Soft power derives from the attractiveness of an international actor’s political, economic and social model and others’ aspiration to emulate it. China’s success in containing the pandemic domestically and the early availability of its vaccines notwithstanding, few in Europe and its eastern periphery seek to emulate the Chinese model of society. Russia, too, holds little appeal to populations in Europe’s east whose main preoccupations are unemployment, living and governance standards and, in some cases, corruption.  Disinformation, domestic repression and cyberattacks do little to endear the Chinese and Russian regimes to public opinion in Europe.

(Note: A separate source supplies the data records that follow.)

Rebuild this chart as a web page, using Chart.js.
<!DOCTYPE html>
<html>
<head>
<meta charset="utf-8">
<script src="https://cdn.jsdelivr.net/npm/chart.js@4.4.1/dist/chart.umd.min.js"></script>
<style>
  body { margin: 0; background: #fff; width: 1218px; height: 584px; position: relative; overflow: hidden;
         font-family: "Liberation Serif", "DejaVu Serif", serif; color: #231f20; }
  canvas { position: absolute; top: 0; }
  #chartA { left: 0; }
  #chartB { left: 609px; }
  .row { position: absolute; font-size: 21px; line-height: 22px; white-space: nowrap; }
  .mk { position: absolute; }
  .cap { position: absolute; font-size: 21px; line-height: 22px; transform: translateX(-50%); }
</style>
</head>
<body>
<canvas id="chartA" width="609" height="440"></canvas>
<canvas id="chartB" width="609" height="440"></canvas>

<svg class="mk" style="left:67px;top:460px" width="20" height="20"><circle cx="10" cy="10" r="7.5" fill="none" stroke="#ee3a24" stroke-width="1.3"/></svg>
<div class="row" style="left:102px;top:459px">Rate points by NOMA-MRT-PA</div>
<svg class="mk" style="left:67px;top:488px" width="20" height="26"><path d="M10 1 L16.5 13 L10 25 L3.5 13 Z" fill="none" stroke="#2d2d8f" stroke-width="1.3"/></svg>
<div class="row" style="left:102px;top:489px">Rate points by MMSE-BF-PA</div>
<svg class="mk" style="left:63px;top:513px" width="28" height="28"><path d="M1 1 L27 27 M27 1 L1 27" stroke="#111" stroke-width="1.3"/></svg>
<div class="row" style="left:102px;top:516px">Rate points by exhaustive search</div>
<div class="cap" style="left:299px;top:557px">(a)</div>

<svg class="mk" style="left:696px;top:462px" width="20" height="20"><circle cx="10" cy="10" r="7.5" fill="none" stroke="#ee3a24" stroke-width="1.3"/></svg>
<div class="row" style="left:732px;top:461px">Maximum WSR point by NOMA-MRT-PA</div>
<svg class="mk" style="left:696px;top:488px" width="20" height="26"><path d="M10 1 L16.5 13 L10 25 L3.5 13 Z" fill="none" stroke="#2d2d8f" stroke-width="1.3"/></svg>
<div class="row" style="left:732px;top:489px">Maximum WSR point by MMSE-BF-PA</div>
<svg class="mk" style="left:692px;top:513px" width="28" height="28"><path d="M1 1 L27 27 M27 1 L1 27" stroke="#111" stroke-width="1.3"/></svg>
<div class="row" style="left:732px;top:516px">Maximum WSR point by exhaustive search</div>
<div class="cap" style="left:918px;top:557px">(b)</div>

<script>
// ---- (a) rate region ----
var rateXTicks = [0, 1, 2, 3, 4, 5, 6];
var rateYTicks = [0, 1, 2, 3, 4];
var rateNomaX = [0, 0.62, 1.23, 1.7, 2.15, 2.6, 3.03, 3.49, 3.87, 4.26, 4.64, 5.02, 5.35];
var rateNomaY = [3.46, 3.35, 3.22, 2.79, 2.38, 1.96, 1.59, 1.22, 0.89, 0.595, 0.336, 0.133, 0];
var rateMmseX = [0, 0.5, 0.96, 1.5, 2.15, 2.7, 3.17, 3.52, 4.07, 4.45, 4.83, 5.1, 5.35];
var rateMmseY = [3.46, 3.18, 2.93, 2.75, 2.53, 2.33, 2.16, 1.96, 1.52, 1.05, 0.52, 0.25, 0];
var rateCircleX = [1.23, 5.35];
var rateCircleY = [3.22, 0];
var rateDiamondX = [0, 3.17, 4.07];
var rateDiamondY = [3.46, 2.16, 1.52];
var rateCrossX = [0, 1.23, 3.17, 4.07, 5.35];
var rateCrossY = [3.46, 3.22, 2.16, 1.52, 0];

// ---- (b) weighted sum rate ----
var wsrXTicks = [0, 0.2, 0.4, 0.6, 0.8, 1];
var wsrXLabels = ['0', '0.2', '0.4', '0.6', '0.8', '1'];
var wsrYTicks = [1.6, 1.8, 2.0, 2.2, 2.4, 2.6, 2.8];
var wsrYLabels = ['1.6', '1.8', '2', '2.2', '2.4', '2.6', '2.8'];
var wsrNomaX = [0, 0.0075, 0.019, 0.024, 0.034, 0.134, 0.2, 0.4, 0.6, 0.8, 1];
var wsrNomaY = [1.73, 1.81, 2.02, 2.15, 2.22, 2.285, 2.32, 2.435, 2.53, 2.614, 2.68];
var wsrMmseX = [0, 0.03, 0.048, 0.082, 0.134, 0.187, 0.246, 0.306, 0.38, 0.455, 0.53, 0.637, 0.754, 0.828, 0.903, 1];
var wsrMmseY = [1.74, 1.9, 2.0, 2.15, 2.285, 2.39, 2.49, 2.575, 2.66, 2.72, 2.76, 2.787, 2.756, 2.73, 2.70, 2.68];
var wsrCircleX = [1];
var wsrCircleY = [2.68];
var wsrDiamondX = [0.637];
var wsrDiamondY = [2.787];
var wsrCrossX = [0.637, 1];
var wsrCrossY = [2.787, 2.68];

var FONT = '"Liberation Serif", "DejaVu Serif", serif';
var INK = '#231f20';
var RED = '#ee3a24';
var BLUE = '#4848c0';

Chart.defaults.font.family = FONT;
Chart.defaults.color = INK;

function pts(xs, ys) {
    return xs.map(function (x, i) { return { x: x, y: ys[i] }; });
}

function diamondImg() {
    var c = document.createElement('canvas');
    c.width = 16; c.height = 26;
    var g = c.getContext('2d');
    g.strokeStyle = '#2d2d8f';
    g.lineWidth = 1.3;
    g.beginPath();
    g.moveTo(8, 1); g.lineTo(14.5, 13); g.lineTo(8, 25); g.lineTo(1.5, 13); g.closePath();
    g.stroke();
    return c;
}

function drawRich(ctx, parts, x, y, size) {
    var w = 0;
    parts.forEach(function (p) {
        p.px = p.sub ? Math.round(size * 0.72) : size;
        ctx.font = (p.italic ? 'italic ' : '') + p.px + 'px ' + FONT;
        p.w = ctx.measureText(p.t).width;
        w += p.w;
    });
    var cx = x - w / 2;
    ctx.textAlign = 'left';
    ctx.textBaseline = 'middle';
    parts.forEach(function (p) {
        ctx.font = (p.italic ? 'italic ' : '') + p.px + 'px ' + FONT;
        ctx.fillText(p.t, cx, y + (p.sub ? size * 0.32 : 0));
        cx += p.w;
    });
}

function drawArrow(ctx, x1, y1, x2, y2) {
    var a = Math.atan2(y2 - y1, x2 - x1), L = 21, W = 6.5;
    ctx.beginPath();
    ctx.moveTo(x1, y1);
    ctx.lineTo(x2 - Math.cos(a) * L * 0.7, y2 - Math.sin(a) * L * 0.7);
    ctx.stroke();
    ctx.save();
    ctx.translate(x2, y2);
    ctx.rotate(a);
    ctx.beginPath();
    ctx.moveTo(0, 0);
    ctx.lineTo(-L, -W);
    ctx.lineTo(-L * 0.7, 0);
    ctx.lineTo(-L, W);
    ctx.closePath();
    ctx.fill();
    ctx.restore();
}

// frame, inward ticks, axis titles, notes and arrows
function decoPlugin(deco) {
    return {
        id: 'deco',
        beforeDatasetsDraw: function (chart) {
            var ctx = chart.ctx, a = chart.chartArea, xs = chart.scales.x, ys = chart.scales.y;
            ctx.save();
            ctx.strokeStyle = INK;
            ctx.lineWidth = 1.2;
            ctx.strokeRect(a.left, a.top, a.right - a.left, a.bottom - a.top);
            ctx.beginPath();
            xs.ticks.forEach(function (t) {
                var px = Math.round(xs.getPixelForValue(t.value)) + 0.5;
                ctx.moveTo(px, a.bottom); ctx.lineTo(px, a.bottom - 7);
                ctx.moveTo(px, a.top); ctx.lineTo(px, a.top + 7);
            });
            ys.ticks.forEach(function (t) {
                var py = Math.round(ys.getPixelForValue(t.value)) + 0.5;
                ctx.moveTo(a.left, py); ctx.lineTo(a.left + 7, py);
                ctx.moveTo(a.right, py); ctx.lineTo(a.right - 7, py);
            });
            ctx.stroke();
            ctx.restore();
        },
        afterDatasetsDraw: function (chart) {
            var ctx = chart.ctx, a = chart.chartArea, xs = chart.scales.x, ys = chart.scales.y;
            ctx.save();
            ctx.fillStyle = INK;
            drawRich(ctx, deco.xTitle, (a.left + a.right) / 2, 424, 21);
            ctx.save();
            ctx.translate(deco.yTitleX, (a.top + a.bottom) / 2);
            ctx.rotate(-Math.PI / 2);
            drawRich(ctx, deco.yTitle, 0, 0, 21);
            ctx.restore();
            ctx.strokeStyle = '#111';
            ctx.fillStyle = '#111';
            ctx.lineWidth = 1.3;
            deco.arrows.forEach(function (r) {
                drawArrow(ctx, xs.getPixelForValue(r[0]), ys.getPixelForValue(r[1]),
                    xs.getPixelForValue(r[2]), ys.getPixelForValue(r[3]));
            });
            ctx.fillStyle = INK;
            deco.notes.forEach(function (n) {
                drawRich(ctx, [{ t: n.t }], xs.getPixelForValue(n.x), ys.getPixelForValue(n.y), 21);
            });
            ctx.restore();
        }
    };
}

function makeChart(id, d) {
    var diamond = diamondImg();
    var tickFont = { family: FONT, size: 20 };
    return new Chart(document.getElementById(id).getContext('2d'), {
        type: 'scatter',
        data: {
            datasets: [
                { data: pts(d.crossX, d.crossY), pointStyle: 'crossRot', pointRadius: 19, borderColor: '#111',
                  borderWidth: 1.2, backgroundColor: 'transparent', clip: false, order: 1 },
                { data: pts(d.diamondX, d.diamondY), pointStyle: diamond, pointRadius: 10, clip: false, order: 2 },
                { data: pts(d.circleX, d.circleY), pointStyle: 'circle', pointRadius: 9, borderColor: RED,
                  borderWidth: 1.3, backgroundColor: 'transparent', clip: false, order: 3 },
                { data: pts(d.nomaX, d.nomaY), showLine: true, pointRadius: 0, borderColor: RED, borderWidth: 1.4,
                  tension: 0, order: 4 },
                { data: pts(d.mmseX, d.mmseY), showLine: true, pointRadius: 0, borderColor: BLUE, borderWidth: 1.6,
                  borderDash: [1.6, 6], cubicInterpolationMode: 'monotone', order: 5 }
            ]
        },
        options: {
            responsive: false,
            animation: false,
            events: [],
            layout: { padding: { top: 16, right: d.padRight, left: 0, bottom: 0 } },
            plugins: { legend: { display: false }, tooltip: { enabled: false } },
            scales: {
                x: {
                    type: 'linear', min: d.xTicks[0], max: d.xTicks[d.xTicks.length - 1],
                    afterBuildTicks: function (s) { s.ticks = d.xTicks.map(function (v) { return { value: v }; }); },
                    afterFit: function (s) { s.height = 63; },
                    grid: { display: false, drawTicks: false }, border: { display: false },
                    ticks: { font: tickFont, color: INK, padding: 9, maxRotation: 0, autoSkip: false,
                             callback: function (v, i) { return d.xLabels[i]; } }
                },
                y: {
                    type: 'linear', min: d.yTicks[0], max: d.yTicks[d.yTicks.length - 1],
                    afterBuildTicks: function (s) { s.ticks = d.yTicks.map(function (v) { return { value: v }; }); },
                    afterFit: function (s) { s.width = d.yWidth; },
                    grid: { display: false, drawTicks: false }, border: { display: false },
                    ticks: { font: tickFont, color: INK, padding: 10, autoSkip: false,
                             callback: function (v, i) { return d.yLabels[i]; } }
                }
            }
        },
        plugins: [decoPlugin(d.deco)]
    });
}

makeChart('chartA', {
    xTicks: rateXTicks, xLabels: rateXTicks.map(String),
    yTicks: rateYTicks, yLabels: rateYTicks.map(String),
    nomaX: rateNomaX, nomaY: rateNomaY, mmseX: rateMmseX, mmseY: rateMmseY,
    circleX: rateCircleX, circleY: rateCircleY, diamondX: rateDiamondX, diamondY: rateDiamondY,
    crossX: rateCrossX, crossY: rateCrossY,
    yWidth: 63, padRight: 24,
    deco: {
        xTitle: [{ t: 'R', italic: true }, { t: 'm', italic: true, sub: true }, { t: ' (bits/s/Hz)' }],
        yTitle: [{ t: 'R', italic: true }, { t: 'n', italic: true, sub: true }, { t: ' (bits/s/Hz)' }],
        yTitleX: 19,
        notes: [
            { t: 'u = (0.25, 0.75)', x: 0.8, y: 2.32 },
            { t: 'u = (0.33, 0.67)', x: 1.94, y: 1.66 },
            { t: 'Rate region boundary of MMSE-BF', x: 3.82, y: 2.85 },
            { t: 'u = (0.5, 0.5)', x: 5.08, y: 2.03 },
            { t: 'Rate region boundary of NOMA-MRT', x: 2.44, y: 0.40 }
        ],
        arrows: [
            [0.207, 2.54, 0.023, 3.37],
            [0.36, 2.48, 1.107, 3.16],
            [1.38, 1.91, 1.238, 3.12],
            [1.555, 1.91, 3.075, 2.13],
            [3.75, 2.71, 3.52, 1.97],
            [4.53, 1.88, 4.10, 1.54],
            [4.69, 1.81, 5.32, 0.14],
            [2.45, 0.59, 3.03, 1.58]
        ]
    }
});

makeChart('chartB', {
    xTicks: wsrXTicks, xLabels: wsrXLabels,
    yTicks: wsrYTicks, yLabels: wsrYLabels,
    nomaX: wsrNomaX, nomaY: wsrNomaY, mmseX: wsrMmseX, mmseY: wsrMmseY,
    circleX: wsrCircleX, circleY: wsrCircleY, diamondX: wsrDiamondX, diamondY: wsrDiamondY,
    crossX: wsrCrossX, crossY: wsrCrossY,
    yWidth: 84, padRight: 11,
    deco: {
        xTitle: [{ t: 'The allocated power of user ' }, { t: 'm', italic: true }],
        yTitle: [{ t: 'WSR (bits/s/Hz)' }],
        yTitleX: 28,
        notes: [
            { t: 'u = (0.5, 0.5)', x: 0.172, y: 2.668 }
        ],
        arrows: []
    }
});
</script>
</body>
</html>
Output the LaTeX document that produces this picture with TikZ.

Some 59 percent of respondents across the Balkans in the latest Balkan Barometer survey consider that EU membership would be a good thing, up from 42 percent in 2014, the baseline year. The benefits of EU membership cited most often are greater prosperity and freedom to travel for work and study. Serbia, where state television regularly presents the EU in a negative light while depicting China and Russia positively, is an outlier, with less than a third favoring EU membership. However, there is growing pessimism in the region about the prospects for joining the EU.

In Eastern Partnership countries, where the most recent regional survey was conducted in 2019 before the pandemic, just over half the respondents have a favorable view of the EU; 80 percent associate it with economic prosperity and human rights. The EU’s response to Covid-19 may have dented its image, but the Union’s overall appeal is still growing in the Balkans and beyond.

 

Scenarios

At the same time, Chinese and Russian narratives have failed to gain traction. Chinese companies are engaged in public works, especially in Serbia. But infrastructure projects promoted by China’s BRI have provoked environmental protests, created few jobs for local workers and raised debt levels to unsustainable levels, particularly in Montenegro. Some major projects have been canceled or remain incomplete. Six EU member states forming part of the 17+1 initiative were represented only by lower-rank officials at a virtual summit hosted by President Xi in February, a setback that may herald the demise of this grouping.

Some governments in the Balkans and Eastern Europe appear to be prioritizing vaccines from China and Russia. That is less on geopolitical grounds than as a response to delays in delivery by Western suppliers. President Aleksandar Vucic of Serbia and Prime Minister Viktor Orban of Hungary exemplify this opportunistic, tactical approach. Mr. Vucic takes pride in offering citizens a choice of European, Chinese and Russian vaccines, claiming that he remains equidistant from all three. But recently, concerns have grown about the immunity given by Chinese vaccines and about its availability. Trust in the reliability of Russian data and the comparability of its tests is still wavering.

By contrast, people in neighboring countries still see the EU, for all its setbacks and mixed messaging, as providing their only exit strategy from corruption, dysfunctional rule and state capture. The EU’s task is to meet its regional partners’ expectations. It can achieve that only by speeding up vaccine delivery, ensuring that recovery funds are well spent, eschewing internal bickering and conveying a greater sense of inclusiveness to governments and peoples nearby.

The EU’s move into the field of public health, hitherto reserved mainly to national governments, is unlikely to be a “Monnet moment” in which European integration leaps forward. But neither will it prove to be a tipping point, leading to disintegration. The EU’s fumbles in responding to the pandemic, as much the fault of national governments as of Brussels, will recede in public perception provided a high degree of immunity is reached this summer, with commensurate progress in neighboring countries, and provided the economy begins to revive.

Chinese and Russian vaccine diplomacy offers a partial workaround for EU delays but not a strategic choice. The aspiration to strengthening democracy and to closer EU links remains strong both in the Balkans and in Georgia, Moldova and Ukraine. Saber-rattling by Moscow over Ukraine will reinforce these countries’ tilt to the west. Setbacks in fighting the pandemic have dented but not destroyed the EU’s soft power in the Balkans and Eastern Europe.